Skeptics might argue this is too costly or ambitious, but the cost of inaction is steeper. A generation left to fend for itself risks not just economic stagnation but social unrest – a prospect the Chinese Communist Party can ill afford as it navigates an aging population and slowing growth. The CCC wasn’t cheap either, yet it paid off by revitalizing the United States’ workforce and infrastructure. China’s leaders often invoke “high-quality development” as a mantra; a youth-focused public works program fits that bill, delivering tangible gains in skills, jobs, and morale.

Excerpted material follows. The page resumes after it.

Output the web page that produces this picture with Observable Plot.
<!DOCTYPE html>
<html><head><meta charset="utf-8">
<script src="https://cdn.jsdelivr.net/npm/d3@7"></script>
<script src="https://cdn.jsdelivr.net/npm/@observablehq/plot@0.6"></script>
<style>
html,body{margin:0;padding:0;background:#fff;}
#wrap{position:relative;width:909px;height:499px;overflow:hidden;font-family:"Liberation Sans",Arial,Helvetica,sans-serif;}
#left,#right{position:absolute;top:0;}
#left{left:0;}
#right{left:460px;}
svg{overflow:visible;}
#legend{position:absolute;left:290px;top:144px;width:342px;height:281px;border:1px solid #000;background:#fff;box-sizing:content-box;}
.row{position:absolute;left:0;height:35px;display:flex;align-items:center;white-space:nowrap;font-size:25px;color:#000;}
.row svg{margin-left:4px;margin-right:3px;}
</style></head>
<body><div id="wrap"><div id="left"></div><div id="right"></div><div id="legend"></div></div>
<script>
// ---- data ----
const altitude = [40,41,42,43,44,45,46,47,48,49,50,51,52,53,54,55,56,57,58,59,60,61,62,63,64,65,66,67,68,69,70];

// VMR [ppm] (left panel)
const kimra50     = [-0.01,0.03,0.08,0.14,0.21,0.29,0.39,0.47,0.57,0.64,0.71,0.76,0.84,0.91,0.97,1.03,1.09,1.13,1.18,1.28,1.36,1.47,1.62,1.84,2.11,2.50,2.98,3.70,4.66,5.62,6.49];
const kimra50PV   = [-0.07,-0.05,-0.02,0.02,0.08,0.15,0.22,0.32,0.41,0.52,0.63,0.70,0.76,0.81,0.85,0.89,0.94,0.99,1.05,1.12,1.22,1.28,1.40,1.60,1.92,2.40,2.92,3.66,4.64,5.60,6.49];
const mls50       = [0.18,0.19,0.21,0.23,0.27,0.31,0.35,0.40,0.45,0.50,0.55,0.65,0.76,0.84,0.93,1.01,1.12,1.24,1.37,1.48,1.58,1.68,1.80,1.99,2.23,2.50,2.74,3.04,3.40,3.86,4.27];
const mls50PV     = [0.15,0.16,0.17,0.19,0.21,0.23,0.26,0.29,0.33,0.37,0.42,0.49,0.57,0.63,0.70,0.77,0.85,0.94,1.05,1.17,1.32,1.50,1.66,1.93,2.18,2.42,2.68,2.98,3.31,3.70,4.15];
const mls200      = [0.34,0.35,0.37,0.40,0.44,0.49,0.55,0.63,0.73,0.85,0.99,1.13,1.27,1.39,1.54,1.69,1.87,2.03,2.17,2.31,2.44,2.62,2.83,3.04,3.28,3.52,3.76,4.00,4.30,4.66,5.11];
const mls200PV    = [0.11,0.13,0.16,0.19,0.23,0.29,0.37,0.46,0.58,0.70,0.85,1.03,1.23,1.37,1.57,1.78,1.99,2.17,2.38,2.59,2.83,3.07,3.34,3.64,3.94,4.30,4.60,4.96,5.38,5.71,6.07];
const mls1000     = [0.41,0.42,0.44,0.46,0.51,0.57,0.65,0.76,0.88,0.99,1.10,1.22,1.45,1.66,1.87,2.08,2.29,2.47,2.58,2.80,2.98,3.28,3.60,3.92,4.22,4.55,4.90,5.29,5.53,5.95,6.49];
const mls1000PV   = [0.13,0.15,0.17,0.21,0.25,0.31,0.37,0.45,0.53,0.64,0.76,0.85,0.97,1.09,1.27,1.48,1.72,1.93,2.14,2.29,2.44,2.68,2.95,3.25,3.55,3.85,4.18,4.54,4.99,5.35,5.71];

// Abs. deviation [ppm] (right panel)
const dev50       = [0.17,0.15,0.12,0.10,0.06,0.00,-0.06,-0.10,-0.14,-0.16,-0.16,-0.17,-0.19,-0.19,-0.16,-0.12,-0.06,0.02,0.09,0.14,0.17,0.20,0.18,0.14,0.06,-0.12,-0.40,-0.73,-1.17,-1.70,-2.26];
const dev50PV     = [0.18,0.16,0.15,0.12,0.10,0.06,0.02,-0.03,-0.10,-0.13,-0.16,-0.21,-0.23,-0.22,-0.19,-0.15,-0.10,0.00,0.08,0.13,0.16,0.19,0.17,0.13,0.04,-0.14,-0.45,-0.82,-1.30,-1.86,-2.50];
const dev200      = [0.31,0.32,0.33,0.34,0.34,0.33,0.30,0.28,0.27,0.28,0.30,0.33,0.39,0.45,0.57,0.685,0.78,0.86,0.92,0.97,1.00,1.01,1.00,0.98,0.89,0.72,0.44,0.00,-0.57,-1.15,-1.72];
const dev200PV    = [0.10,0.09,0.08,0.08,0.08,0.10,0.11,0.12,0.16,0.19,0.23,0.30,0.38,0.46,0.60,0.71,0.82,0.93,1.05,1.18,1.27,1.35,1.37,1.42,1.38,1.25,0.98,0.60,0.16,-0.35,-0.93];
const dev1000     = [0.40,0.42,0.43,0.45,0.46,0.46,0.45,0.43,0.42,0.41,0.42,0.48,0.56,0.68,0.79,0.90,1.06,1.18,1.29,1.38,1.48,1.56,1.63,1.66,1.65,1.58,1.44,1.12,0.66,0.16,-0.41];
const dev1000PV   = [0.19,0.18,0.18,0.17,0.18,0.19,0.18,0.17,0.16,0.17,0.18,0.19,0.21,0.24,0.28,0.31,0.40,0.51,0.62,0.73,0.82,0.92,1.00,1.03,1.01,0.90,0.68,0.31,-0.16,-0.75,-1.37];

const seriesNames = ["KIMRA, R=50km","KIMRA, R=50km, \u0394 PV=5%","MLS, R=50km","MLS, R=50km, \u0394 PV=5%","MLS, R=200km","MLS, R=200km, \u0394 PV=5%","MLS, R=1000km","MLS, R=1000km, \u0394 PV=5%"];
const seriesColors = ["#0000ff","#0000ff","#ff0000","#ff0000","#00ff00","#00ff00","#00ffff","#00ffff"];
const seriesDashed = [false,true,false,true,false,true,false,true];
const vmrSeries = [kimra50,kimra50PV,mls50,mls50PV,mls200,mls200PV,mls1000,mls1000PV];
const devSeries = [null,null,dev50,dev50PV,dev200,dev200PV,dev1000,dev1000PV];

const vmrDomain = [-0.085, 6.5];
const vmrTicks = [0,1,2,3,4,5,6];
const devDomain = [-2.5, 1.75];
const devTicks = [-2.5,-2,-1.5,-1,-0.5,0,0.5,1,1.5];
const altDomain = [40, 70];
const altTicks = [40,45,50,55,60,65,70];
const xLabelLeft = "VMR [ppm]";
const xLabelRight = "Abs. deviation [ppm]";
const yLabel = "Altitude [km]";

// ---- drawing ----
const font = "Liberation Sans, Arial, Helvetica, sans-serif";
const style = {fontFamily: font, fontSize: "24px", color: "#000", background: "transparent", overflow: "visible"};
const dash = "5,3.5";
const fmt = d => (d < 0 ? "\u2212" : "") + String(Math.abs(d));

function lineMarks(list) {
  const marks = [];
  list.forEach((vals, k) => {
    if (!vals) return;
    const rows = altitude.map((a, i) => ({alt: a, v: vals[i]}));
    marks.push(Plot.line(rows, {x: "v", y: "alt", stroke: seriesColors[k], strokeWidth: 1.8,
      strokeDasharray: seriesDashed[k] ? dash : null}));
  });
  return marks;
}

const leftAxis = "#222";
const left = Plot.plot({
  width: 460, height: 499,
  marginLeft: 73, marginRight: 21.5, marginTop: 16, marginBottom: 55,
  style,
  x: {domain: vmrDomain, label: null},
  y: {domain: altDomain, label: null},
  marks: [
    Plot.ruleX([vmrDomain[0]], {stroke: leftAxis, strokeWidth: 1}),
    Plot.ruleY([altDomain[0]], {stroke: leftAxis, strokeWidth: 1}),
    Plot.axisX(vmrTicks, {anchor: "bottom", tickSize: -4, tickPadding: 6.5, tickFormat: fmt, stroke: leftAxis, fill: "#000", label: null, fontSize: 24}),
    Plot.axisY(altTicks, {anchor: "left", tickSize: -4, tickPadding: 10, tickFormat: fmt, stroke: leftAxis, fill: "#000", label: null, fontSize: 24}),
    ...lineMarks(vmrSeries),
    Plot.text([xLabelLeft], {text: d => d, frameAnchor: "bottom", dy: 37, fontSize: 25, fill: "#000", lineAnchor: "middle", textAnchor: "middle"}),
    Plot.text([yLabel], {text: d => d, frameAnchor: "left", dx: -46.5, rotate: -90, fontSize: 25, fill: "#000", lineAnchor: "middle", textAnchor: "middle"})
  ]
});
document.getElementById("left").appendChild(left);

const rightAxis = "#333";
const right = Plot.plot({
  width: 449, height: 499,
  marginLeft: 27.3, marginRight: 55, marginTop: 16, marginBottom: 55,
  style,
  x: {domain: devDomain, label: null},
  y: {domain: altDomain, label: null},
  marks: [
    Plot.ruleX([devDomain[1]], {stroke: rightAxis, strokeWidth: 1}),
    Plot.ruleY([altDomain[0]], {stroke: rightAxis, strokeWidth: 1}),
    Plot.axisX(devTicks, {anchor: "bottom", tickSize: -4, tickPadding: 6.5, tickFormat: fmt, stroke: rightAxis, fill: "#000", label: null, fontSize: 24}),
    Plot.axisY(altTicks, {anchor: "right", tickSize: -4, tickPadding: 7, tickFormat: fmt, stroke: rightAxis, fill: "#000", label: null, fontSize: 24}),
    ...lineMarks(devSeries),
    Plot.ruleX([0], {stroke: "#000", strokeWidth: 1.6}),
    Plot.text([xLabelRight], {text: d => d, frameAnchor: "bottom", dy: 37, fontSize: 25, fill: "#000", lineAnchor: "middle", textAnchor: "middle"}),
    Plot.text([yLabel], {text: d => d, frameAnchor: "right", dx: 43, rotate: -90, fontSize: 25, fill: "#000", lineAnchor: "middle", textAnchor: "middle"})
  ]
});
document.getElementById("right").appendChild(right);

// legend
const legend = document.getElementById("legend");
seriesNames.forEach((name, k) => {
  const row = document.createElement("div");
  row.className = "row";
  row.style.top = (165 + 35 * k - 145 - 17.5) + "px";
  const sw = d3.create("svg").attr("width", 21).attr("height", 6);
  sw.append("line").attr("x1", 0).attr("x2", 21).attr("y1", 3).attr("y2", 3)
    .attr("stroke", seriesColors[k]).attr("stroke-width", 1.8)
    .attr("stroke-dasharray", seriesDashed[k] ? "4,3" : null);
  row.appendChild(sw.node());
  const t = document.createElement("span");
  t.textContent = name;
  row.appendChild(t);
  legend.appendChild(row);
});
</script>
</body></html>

Nor is this about forcing young people into roles they’d resent. The beauty of a modern CCC is its flexibility – tailor it to the strengths of China’s graduates. Tech-savvy youth could lead digital initiatives; engineering majors could design sustainable systems; humanities grads could spearhead community outreach. Pair that with practical incentives – loan forgiveness, housing stipends, or even fast-tracked civil service entry – and it’s a package that could lure even the most skeptical. 

The “lying flat” crowd isn’t slacking off; they’re disillusioned. Millions of young Chinese are hustling in the margins and scraping by on ingenuity and grit. Give them a mission worth believing in, and they’ll rise to it. 

Beijing’s latest employment plan hints at the right instincts – jobs in strategic sectors, attention to youth – but it stops short of the transformative leap China needs. The data from February is a wake-up call: 16.9 percent youth unemployment is a crisis that won’t resolve itself. A Chinese CCC could be that chance – a bold, state-led investment in the country’s future. Roosevelt’s vision lifted the United States from despair to prosperity. With the right execution, China’s could do the same and turn a restless cohort into an engine for growth.